Reproduce every line of the material below, but drop the pictures.
┄┄┄┄┄┄┄┄┄┄┄┄┄┄┄┄┄┄┄┄
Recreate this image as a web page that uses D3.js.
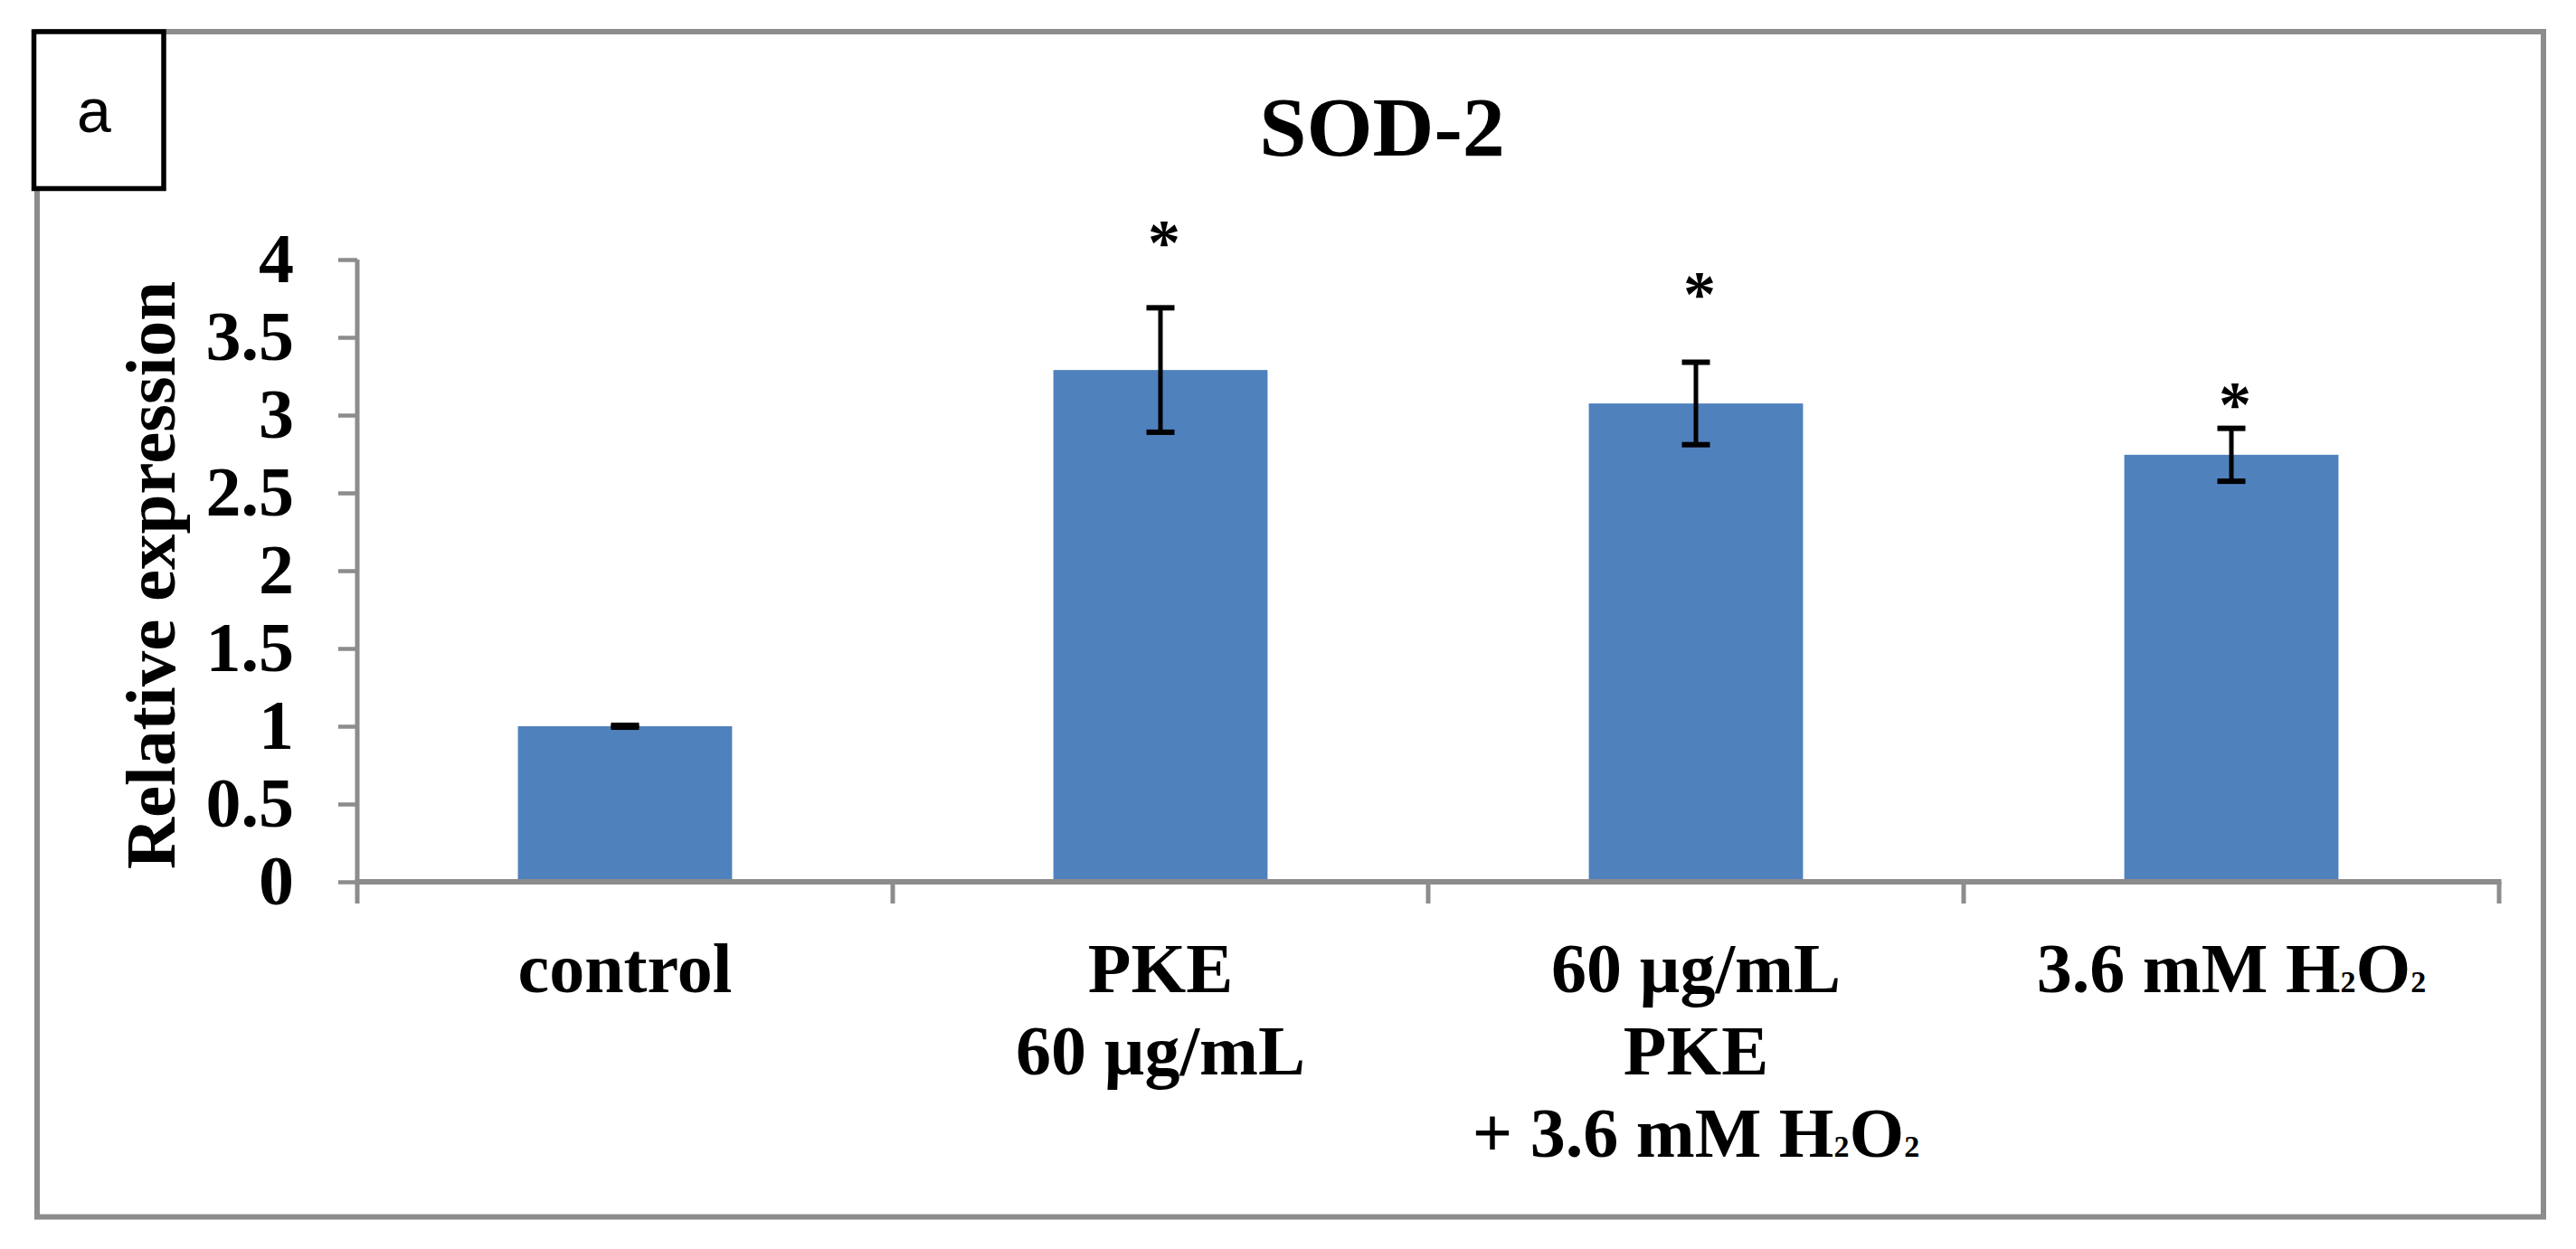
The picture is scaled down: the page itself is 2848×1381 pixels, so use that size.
<!DOCTYPE html>
<html><head><meta charset="utf-8">
<script src="https://cdn.jsdelivr.net/npm/d3@7"></script>
<style>html,body{margin:0;padding:0;background:#fff}svg{display:block}</style>
</head><body>
<script>
// ---- data ----
const categories = ["control", "PKE 60 µg/mL", "60 µg/mL PKE + 3.6 mM H₂O₂", "3.6 mM H₂O₂"];
const labelLines = [["control"], ["PKE", "60 µg/mL"], ["60 µg/mL", "PKE", "+ 3.6 mM H₂O₂"], ["3.6 mM H₂O₂"]];
const values = [1.00, 3.29, 3.075, 2.745];
const errors = [0.006, 0.40, 0.265, 0.17];
const significant = [false, true, true, true];
const starLevels = [null, 4.17, 3.84, 3.13];
const yTicks = [0, 0.5, 1, 1.5, 2, 2.5, 3, 3.5, 4];
const yTickLabels = ["0", "0.5", "1", "1.5", "2", "2.5", "3", "3.5", "4"];
const chartTitle = "SOD-2";
const yTitle = "Relative expression";
const panelLabel = "a";

// ---- layout ----
const W = 2848, H = 1381;
const serif = "'Liberation Serif','Times New Roman',serif";
const gray = "#8c8c8c";
const svg = d3.select("body").append("svg").attr("width", W).attr("height", H);

const x = d3.scaleBand().domain(categories).range([395, 2763]).paddingInner(0.6).paddingOuter(0.3);
const y = d3.scaleLinear().domain([0, 4]).range([975, 287]);
const axisBottomY = y(0) + 24;

// outer frame
svg.append("rect").attr("x", 41).attr("y", 35).attr("width", 2771).attr("height", 1310.5)
  .attr("fill", "none").attr("stroke", gray).attr("stroke-width", 6);

// panel label box
svg.append("rect").attr("x", 37.5).attr("y", 35).attr("width", 143.5).attr("height", 173.5)
  .attr("fill", "#fff").attr("stroke", "#000").attr("stroke-width", 5.5);
svg.append("text").attr("x", 104).attr("y", 146).attr("text-anchor", "middle")
  .attr("font-family", "'Liberation Sans',Arial,sans-serif").attr("font-size", 68).attr("fill", "#000")
  .text(panelLabel);

// title
svg.append("text").attr("x", 1528).attr("y", 172).attr("text-anchor", "middle")
  .attr("font-family", serif).attr("font-weight", "bold").attr("font-size", 94).attr("fill", "#000")
  .text(chartTitle);

// y axis
const yAxis = svg.append("g").attr("transform", `translate(${x.range()[0]},0)`)
  .call(d3.axisLeft(y).tickValues(yTicks).tickFormat((d, i) => yTickLabels[i]).tickSize(21).tickSizeOuter(0).tickPadding(49));
yAxis.select(".domain").remove();
yAxis.selectAll(".tick line").attr("stroke", gray).attr("stroke-width", 4.5);
yAxis.selectAll(".tick text").attr("font-family", serif).attr("font-weight", "bold").attr("font-size", 78).attr("fill", "#000");
svg.append("line").attr("x1", x.range()[0]).attr("x2", x.range()[0]).attr("y1", y(4)).attr("y2", axisBottomY)
  .attr("stroke", gray).attr("stroke-width", 5);

// y title
svg.append("text").attr("transform", `translate(193,${(y(0) + y(4)) / 2 - 995 + 995}) rotate(-90)`)
  .attr("text-anchor", "middle").attr("font-family", serif).attr("font-weight", "bold").attr("font-size", 79)
  .attr("fill", "#000").attr("y", 0).attr("x", 0)
  .attr("transform", `translate(193,636) rotate(-90)`)
  .text(yTitle);

// bars
svg.append("g").selectAll("rect").data(categories).join("rect")
  .attr("x", d => x(d)).attr("width", x.bandwidth())
  .attr("y", (d, i) => y(values[i])).attr("height", (d, i) => y(0) - y(values[i]))
  .attr("fill", "#4f81bd");

// x axis
const xAxis = svg.append("g").attr("transform", `translate(0,${y(0)})`)
  .call(d3.axisBottom(x).tickSize(0).tickFormat(""));
xAxis.select(".domain").remove();
svg.append("line").attr("x1", x.range()[0] - 2.5).attr("x2", x.range()[1] + 2.5).attr("y1", y(0)).attr("y2", y(0))
  .attr("stroke", gray).attr("stroke-width", 6);
const gapHalf = (x.step() - x.bandwidth()) / 2;
const bounds = [x(categories[0]) - gapHalf].concat(categories.map(c => x(c) + x.bandwidth() + gapHalf));
svg.append("g").selectAll("line").data(bounds.slice(1)).join("line")
  .attr("x1", d => d).attr("x2", d => d).attr("y1", y(0)).attr("y2", axisBottomY)
  .attr("stroke", gray).attr("stroke-width", 5);

// category labels
function richText(sel, str) {
  const parts = str.split("₂");
  parts.forEach((p, k) => {
    if (p.length) sel.append("tspan").text(p);
    if (k < parts.length - 1) sel.append("tspan").attr("font-size", 34).text("2");
  });
}
const lab = svg.append("g").attr("font-family", serif).attr("font-weight", "bold").attr("font-size", 78)
  .attr("fill", "#000").attr("text-anchor", "middle");
categories.forEach((c, i) => {
  labelLines[i].forEach((line, j) => {
    const t = lab.append("text").attr("x", x(c) + x.bandwidth() / 2).attr("y", 1097 + j * 91);
    richText(t, line);
  });
});

// error bars
const eb = svg.append("g").attr("stroke", "#000");
categories.forEach((c, i) => {
  const cx = x(c) + x.bandwidth() / 2;
  const top = y(values[i] + errors[i]), bot = y(values[i] - errors[i]);
  eb.append("line").attr("x1", cx).attr("x2", cx).attr("y1", top).attr("y2", bot).attr("stroke-width", 5);
  [top, bot].forEach(yy => eb.append("line").attr("x1", cx - 15.5).attr("x2", cx + 15.5)
    .attr("y1", yy).attr("y2", yy).attr("stroke-width", 6));
});

// significance stars
svg.append("g").selectAll("text").data(categories.filter((c, i) => significant[i])).join("text")
  .attr("x", d => x(d) + x.bandwidth() / 2 + 4)
  .attr("y", d => y(starLevels[categories.indexOf(d)]))
  .attr("dy", "0.475em").attr("text-anchor", "middle")
  .attr("font-family", serif).attr("font-weight", "bold").attr("font-size", 72).attr("fill", "#000")
  .text("*");
</script>
</body></html>
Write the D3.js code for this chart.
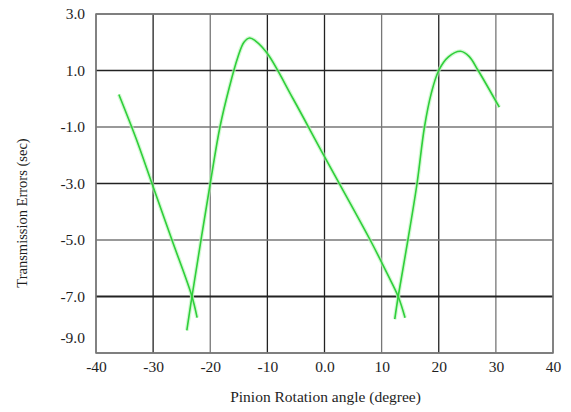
┄┄┄┄┄┄┄┄┄┄┄┄┄┄┄┄┄┄┄┄
§ **Expected answer**
Recreate this image as a web page that uses D3.js.
The picture is scaled down: the page itself is 2848×1381 pixels, so use that size.
<!DOCTYPE html>
<html><head><meta charset="utf-8">
<script src="https://cdn.jsdelivr.net/npm/d3@7"></script>
<style>html,body{margin:0;padding:0;background:#fff}svg{display:block}</style>
</head><body>
<script>
// ---- data ----
const categories = ["control", "PKE 60 µg/mL", "60 µg/mL PKE + 3.6 mM H₂O₂", "3.6 mM H₂O₂"];
const labelLines = [["control"], ["PKE", "60 µg/mL"], ["60 µg/mL", "PKE", "+ 3.6 mM H₂O₂"], ["3.6 mM H₂O₂"]];
const values = [1.00, 3.29, 3.075, 2.745];
const errors = [0.006, 0.40, 0.265, 0.17];
const significant = [false, true, true, true];
const starLevels = [null, 4.17, 3.84, 3.13];
const yTicks = [0, 0.5, 1, 1.5, 2, 2.5, 3, 3.5, 4];
const yTickLabels = ["0", "0.5", "1", "1.5", "2", "2.5", "3", "3.5", "4"];
const chartTitle = "SOD-2";
const yTitle = "Relative expression";
const panelLabel = "a";

// ---- layout ----
const W = 2848, H = 1381;
const serif = "'Liberation Serif','Times New Roman',serif";
const gray = "#8c8c8c";
const svg = d3.select("body").append("svg").attr("width", W).attr("height", H);

const x = d3.scaleBand().domain(categories).range([395, 2763]).paddingInner(0.6).paddingOuter(0.3);
const y = d3.scaleLinear().domain([0, 4]).range([975, 287]);
const axisBottomY = y(0) + 24;

// outer frame
svg.append("rect").attr("x", 41).attr("y", 35).attr("width", 2771).attr("height", 1310.5)
  .attr("fill", "none").attr("stroke", gray).attr("stroke-width", 6);

// panel label box
svg.append("rect").attr("x", 37.5).attr("y", 35).attr("width", 143.5).attr("height", 173.5)
  .attr("fill", "#fff").attr("stroke", "#000").attr("stroke-width", 5.5);
svg.append("text").attr("x", 104).attr("y", 146).attr("text-anchor", "middle")
  .attr("font-family", "'Liberation Sans',Arial,sans-serif").attr("font-size", 68).attr("fill", "#000")
  .text(panelLabel);

// title
svg.append("text").attr("x", 1528).attr("y", 172).attr("text-anchor", "middle")
  .attr("font-family", serif).attr("font-weight", "bold").attr("font-size", 94).attr("fill", "#000")
  .text(chartTitle);

// y axis
const yAxis = svg.append("g").attr("transform", `translate(${x.range()[0]},0)`)
  .call(d3.axisLeft(y).tickValues(yTicks).tickFormat((d, i) => yTickLabels[i]).tickSize(21).tickSizeOuter(0).tickPadding(49));
yAxis.select(".domain").remove();
yAxis.selectAll(".tick line").attr("stroke", gray).attr("stroke-width", 4.5);
yAxis.selectAll(".tick text").attr("font-family", serif).attr("font-weight", "bold").attr("font-size", 78).attr("fill", "#000");
svg.append("line").attr("x1", x.range()[0]).attr("x2", x.range()[0]).attr("y1", y(4)).attr("y2", axisBottomY)
  .attr("stroke", gray).attr("stroke-width", 5);

// y title
svg.append("text").attr("transform", `translate(193,${(y(0) + y(4)) / 2 - 995 + 995}) rotate(-90)`)
  .attr("text-anchor", "middle").attr("font-family", serif).attr("font-weight", "bold").attr("font-size", 79)
  .attr("fill", "#000").attr("y", 0).attr("x", 0)
  .attr("transform", `translate(193,636) rotate(-90)`)
  .text(yTitle);

// bars
svg.append("g").selectAll("rect").data(categories).join("rect")
  .attr("x", d => x(d)).attr("width", x.bandwidth())
  .attr("y", (d, i) => y(values[i])).attr("height", (d, i) => y(0) - y(values[i]))
  .attr("fill", "#4f81bd");

// x axis
const xAxis = svg.append("g").attr("transform", `translate(0,${y(0)})`)
  .call(d3.axisBottom(x).tickSize(0).tickFormat(""));
xAxis.select(".domain").remove();
svg.append("line").attr("x1", x.range()[0] - 2.5).attr("x2", x.range()[1] + 2.5).attr("y1", y(0)).attr("y2", y(0))
  .attr("stroke", gray).attr("stroke-width", 6);
const gapHalf = (x.step() - x.bandwidth()) / 2;
const bounds = [x(categories[0]) - gapHalf].concat(categories.map(c => x(c) + x.bandwidth() + gapHalf));
svg.append("g").selectAll("line").data(bounds.slice(1)).join("line")
  .attr("x1", d => d).attr("x2", d => d).attr("y1", y(0)).attr("y2", axisBottomY)
  .attr("stroke", gray).attr("stroke-width", 5);

// category labels
function richText(sel, str) {
  const parts = str.split("₂");
  parts.forEach((p, k) => {
    if (p.length) sel.append("tspan").text(p);
    if (k < parts.length - 1) sel.append("tspan").attr("font-size", 34).text("2");
  });
}
const lab = svg.append("g").attr("font-family", serif).attr("font-weight", "bold").attr("font-size", 78)
  .attr("fill", "#000").attr("text-anchor", "middle");
categories.forEach((c, i) => {
  labelLines[i].forEach((line, j) => {
    const t = lab.append("text").attr("x", x(c) + x.bandwidth() / 2).attr("y", 1097 + j * 91);
    richText(t, line);
  });
});

// error bars
const eb = svg.append("g").attr("stroke", "#000");
categories.forEach((c, i) => {
  const cx = x(c) + x.bandwidth() / 2;
  const top = y(values[i] + errors[i]), bot = y(values[i] - errors[i]);
  eb.append("line").attr("x1", cx).attr("x2", cx).attr("y1", top).attr("y2", bot).attr("stroke-width", 5);
  [top, bot].forEach(yy => eb.append("line").attr("x1", cx - 15.5).attr("x2", cx + 15.5)
    .attr("y1", yy).attr("y2", yy).attr("stroke-width", 6));
});

// significance stars
svg.append("g").selectAll("text").data(categories.filter((c, i) => significant[i])).join("text")
  .attr("x", d => x(d) + x.bandwidth() / 2 + 4)
  .attr("y", d => y(starLevels[categories.indexOf(d)]))
  .attr("dy", "0.475em").attr("text-anchor", "middle")
  .attr("font-family", serif).attr("font-weight", "bold").attr("font-size", 72).attr("fill", "#000")
  .text("*");
</script>
</body></html>
Write the D3.js code for this chart.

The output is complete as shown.